■ **TASK INSTRUCTIONS**
Shown below is a listing with pictures; reproduce exactly, and only, the lines between the ones containing "Recreate this image" and "plt.rcParams['axes.unicode_minus'] = False", inclusive, leaving the pictures out.

[START PROVIDED INFORMATION]

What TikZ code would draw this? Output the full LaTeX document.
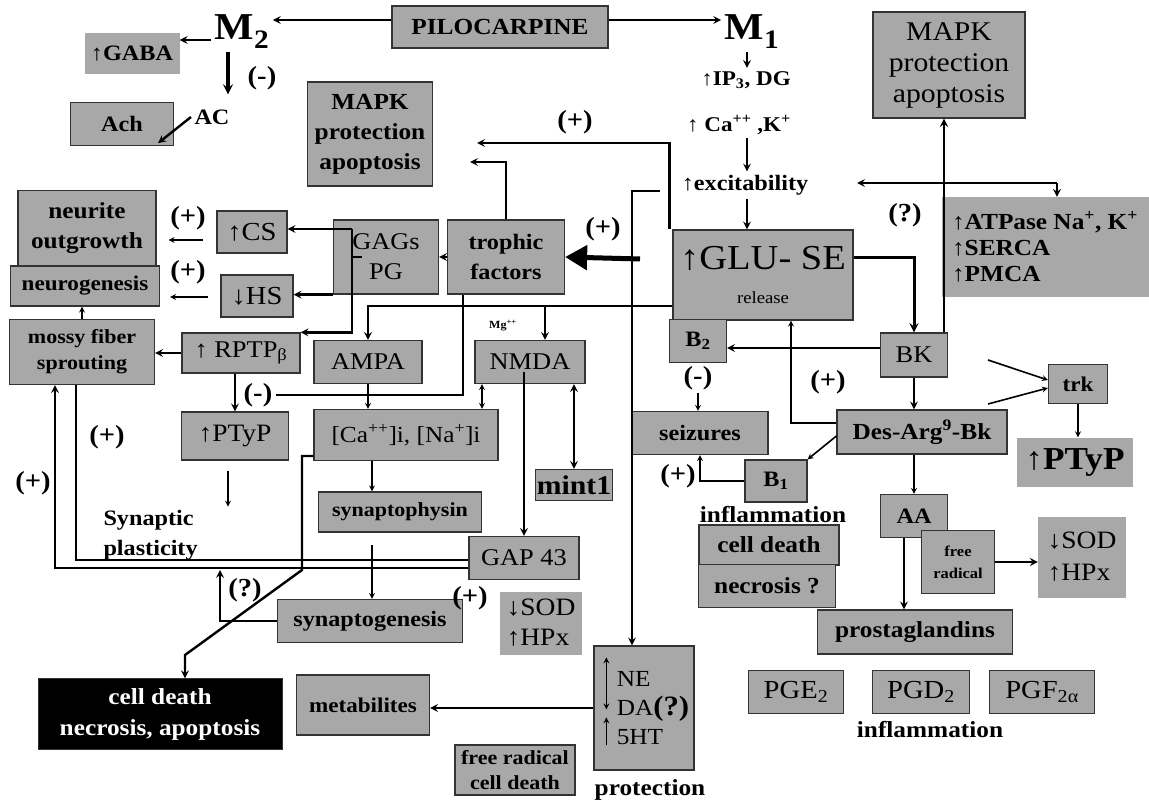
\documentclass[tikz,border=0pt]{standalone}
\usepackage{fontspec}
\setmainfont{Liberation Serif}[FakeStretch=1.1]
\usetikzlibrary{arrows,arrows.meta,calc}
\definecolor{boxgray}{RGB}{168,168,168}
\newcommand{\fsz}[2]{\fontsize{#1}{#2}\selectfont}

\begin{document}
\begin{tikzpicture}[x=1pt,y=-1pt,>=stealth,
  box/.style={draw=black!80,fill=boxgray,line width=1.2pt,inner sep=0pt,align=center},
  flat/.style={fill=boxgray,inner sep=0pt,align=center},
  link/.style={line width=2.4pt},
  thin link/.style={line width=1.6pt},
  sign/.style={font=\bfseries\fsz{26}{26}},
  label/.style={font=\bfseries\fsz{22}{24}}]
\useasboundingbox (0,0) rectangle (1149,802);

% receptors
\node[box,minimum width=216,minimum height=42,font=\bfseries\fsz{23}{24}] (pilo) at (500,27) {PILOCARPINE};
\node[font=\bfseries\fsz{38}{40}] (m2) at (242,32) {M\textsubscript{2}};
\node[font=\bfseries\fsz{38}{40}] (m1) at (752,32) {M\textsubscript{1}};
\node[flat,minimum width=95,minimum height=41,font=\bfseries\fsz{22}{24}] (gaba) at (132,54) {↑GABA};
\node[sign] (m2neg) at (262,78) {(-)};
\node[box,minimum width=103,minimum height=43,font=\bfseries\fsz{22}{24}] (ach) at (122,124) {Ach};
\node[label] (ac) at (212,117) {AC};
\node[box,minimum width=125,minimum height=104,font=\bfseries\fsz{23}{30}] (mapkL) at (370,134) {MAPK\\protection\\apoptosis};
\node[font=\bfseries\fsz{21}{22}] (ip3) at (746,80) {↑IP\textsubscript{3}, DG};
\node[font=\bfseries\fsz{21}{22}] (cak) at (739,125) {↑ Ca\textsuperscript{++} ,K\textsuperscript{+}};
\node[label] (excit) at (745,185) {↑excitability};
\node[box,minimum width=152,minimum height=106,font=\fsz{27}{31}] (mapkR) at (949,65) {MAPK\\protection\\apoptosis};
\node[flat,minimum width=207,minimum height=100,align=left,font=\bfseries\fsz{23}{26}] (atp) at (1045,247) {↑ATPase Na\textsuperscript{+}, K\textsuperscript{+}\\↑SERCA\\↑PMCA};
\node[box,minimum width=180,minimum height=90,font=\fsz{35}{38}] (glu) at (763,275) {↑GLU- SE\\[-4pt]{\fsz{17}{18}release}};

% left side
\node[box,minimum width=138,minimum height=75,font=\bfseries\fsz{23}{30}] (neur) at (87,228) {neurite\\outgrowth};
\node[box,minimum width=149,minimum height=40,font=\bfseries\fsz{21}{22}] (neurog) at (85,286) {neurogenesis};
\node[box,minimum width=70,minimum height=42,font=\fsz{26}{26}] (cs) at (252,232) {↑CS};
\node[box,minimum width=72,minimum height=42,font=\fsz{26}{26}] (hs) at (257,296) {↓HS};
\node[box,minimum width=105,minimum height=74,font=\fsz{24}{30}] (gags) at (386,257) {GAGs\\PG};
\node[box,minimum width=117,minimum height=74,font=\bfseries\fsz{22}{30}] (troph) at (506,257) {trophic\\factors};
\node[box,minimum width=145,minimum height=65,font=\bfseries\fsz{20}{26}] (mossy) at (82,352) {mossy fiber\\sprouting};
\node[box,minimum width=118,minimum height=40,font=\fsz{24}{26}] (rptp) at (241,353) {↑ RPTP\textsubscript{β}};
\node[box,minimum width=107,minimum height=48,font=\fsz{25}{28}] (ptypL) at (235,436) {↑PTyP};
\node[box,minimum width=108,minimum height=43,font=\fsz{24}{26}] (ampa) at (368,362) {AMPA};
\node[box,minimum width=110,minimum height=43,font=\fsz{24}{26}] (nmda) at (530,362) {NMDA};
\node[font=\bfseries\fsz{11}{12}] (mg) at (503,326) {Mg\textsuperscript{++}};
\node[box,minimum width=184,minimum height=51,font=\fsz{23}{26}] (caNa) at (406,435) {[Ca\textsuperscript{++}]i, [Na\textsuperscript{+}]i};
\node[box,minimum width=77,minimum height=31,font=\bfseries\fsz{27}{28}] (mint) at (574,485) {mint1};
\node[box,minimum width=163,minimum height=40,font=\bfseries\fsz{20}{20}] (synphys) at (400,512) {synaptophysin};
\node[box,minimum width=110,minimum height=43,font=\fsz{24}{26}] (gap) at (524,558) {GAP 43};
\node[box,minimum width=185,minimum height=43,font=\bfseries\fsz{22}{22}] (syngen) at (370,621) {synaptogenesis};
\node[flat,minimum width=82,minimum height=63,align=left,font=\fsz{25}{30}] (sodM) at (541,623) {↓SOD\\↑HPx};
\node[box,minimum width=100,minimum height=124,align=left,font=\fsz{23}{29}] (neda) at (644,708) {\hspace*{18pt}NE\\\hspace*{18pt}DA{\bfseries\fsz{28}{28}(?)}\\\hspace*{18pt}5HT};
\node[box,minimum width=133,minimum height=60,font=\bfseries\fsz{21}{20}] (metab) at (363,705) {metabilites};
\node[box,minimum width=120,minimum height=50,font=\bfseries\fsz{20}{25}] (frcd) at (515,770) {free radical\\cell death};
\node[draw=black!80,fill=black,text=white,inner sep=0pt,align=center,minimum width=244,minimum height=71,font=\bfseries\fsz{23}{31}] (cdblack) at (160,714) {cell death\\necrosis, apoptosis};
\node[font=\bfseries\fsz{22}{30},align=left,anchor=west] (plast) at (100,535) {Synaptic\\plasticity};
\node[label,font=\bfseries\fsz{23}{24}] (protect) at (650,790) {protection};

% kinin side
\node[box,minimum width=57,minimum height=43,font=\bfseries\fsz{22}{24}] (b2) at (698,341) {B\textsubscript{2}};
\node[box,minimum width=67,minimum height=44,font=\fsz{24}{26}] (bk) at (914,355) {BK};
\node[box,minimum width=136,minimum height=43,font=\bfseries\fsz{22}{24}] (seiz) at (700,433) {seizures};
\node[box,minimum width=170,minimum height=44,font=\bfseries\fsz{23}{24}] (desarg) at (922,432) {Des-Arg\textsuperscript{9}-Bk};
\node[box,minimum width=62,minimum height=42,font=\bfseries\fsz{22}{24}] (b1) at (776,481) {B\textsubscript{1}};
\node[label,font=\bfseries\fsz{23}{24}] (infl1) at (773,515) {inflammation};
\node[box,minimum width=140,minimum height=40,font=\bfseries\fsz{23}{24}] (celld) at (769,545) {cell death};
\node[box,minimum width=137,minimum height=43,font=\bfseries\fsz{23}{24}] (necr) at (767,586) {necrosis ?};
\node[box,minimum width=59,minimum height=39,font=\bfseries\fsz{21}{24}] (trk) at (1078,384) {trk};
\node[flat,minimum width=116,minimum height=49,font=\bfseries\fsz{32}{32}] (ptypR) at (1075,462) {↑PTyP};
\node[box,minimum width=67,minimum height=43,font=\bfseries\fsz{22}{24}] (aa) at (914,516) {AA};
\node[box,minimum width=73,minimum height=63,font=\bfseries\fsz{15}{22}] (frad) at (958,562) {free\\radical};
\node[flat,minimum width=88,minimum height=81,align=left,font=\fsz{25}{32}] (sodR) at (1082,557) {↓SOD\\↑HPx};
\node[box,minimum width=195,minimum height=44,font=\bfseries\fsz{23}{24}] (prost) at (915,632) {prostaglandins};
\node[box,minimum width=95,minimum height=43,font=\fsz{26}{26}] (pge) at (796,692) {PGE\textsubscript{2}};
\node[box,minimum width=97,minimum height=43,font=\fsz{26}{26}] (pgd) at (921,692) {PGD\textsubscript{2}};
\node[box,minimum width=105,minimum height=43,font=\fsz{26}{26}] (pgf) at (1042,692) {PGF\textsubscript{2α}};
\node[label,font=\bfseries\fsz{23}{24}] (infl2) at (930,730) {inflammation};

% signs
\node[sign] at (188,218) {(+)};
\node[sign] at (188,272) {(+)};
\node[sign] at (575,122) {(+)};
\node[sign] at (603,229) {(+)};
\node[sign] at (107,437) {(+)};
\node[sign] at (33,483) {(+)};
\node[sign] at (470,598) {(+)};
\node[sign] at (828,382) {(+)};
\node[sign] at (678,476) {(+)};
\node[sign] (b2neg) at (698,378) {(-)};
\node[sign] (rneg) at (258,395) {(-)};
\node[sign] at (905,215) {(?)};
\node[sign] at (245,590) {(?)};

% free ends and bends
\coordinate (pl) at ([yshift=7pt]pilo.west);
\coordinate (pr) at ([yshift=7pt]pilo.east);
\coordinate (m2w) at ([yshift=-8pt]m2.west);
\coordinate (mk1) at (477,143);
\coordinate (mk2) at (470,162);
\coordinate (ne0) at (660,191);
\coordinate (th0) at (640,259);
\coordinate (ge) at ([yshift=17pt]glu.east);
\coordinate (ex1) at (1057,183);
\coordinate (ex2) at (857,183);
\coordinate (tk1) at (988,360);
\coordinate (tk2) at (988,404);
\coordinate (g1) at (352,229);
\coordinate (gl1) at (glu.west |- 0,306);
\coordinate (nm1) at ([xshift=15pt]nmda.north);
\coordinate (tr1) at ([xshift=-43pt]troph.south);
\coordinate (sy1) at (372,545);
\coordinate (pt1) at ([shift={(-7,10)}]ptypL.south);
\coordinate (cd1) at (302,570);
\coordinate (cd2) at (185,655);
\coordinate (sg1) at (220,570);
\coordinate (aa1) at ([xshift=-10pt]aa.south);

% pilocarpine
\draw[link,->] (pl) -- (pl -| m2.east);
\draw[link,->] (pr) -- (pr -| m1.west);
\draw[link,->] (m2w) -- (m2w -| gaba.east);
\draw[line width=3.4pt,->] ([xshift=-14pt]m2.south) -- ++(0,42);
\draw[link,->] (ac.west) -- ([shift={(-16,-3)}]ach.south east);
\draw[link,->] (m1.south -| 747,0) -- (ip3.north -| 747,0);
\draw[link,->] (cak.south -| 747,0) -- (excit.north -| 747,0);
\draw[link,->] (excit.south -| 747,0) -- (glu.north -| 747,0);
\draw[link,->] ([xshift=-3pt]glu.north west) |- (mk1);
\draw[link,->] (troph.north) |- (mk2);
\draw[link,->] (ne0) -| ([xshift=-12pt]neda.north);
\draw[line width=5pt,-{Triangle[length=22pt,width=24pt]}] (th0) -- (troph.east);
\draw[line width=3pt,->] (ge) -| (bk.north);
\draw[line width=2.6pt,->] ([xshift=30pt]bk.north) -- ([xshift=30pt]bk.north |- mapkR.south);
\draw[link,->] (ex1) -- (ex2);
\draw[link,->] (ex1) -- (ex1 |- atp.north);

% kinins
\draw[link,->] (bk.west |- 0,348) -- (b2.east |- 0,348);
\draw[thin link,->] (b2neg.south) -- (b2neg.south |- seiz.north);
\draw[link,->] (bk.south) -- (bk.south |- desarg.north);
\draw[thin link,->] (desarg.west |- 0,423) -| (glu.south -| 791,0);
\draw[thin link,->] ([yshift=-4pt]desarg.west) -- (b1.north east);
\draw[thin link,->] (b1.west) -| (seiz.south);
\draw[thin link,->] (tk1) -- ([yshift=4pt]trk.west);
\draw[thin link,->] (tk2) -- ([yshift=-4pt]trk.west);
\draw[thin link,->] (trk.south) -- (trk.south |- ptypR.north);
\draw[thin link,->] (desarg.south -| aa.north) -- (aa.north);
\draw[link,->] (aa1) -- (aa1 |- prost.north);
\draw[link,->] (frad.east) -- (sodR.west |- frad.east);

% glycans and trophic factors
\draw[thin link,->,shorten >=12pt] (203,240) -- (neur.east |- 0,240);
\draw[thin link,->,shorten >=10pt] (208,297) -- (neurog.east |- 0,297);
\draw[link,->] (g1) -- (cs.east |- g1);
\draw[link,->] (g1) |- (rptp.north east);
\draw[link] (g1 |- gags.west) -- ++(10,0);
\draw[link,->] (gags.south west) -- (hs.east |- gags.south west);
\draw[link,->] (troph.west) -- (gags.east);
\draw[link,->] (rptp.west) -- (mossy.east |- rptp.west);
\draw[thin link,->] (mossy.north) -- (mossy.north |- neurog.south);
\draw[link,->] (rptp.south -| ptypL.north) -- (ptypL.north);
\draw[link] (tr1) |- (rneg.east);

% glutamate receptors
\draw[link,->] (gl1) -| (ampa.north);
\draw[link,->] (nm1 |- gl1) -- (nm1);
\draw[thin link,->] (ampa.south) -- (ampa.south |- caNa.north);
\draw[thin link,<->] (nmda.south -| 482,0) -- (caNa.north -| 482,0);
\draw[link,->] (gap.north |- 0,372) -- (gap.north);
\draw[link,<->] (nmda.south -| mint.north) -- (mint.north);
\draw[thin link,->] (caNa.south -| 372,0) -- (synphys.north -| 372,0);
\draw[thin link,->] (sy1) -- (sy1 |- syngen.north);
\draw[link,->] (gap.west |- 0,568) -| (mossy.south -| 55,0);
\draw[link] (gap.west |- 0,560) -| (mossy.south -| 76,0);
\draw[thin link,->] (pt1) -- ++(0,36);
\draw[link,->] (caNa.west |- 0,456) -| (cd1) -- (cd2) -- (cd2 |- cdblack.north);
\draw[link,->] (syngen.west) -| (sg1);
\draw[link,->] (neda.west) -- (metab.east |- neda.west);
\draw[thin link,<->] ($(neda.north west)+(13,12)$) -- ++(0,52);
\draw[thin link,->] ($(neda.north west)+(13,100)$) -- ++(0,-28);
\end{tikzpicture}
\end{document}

[END PROVIDED INFORMATION]
[START PROVIDED INFORMATION]

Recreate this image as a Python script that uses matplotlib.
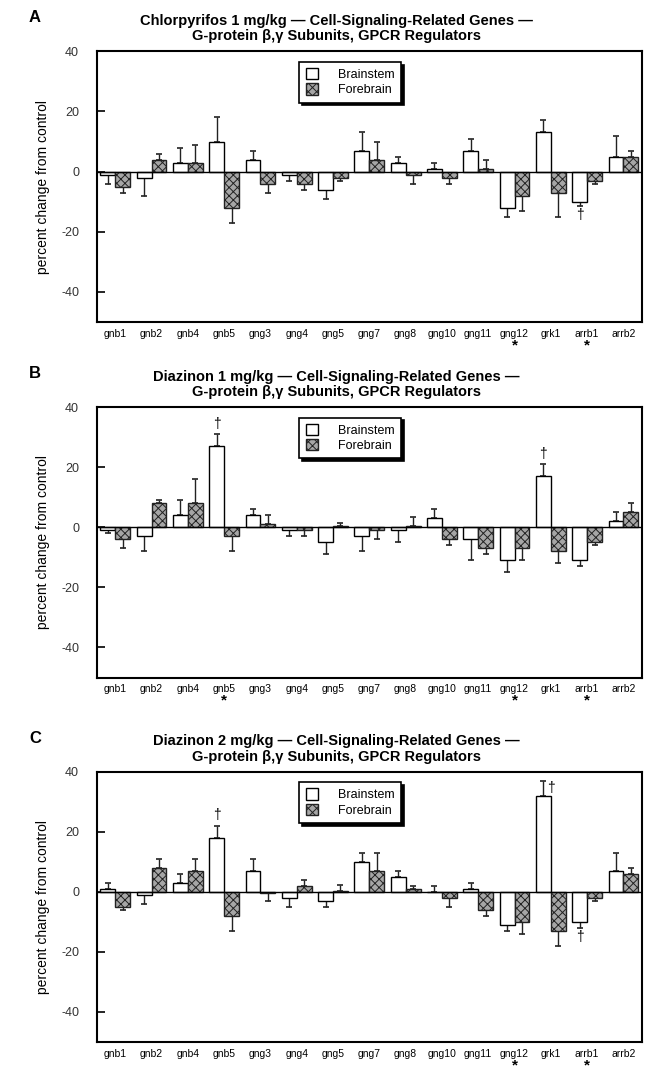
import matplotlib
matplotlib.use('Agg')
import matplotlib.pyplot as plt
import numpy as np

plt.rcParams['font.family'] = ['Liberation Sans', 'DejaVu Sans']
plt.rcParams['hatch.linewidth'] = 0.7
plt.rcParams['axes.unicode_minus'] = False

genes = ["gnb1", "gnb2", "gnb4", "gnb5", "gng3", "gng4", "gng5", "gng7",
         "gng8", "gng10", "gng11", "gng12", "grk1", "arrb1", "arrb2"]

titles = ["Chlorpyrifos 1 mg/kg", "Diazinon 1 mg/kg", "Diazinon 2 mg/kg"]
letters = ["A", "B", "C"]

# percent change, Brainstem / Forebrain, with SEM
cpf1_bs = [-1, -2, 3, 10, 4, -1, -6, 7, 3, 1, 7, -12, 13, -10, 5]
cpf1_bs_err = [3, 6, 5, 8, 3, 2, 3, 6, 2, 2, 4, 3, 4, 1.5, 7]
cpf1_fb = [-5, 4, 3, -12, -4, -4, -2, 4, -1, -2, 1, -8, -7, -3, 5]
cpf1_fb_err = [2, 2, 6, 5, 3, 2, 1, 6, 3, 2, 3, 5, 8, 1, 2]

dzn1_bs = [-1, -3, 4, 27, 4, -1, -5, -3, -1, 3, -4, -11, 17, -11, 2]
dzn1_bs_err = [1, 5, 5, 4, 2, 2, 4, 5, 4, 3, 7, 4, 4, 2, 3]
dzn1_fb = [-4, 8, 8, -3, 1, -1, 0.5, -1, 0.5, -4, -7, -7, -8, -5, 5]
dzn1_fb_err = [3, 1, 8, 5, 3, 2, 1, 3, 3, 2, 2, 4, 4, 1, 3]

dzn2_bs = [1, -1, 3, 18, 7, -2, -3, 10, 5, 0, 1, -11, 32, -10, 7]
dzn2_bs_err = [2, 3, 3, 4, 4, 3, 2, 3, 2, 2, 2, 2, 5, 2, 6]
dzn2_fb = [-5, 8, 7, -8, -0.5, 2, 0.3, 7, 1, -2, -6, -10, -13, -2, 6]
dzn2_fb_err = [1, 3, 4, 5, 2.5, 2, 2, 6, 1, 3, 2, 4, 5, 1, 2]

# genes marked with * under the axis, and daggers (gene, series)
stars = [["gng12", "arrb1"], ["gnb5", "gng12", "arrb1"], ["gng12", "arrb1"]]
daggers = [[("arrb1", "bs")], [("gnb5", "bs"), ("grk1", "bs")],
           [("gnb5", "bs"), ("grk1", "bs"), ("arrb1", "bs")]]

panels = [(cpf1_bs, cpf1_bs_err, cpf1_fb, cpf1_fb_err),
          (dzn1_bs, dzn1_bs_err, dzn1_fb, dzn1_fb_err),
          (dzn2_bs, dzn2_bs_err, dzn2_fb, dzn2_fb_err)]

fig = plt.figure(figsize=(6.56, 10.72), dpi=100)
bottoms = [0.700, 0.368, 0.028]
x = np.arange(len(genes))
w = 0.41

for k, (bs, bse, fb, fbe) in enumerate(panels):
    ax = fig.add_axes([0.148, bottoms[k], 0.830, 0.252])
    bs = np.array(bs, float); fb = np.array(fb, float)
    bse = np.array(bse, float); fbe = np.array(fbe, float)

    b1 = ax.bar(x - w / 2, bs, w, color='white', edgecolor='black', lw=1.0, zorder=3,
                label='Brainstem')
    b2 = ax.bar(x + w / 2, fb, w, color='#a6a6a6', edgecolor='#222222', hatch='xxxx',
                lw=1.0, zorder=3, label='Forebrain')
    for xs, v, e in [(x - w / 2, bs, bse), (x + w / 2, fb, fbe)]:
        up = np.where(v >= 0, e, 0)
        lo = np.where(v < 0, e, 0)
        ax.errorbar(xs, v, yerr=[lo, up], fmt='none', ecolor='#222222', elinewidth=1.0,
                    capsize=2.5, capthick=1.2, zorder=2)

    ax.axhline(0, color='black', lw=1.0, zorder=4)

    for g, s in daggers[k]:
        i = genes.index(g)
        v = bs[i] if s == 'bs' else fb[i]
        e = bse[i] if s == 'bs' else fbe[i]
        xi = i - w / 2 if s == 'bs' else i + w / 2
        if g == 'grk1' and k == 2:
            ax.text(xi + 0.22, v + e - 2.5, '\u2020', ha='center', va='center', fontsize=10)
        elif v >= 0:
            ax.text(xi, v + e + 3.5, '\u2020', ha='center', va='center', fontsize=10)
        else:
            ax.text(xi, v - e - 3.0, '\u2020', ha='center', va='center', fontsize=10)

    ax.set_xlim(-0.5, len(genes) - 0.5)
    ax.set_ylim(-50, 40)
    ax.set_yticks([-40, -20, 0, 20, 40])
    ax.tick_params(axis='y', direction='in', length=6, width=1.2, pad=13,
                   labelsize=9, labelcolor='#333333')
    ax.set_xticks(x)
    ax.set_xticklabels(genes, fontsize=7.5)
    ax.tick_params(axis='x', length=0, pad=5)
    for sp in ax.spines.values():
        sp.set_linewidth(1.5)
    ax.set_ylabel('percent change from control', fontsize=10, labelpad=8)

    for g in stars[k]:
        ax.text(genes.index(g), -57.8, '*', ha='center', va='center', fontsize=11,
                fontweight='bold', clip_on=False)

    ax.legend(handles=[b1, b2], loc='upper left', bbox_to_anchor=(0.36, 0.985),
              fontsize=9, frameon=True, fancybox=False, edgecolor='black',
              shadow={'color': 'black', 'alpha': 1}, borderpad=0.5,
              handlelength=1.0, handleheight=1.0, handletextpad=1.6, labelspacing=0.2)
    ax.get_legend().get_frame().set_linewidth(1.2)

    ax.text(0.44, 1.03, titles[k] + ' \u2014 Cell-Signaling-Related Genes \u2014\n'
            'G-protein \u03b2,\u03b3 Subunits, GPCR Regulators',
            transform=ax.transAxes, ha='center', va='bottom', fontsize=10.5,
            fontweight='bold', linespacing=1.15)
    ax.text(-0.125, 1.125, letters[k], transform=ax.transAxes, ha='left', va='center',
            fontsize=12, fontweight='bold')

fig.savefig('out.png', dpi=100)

[END PROVIDED INFORMATION]

■ **FINISHED EXERCISE**
Recreate this image as a Python script that uses matplotlib.
import matplotlib
matplotlib.use('Agg')
import matplotlib.pyplot as plt
import numpy as np

plt.rcParams['font.family'] = ['Liberation Sans', 'DejaVu Sans']
plt.rcParams['hatch.linewidth'] = 0.7
plt.rcParams['axes.unicode_minus'] = False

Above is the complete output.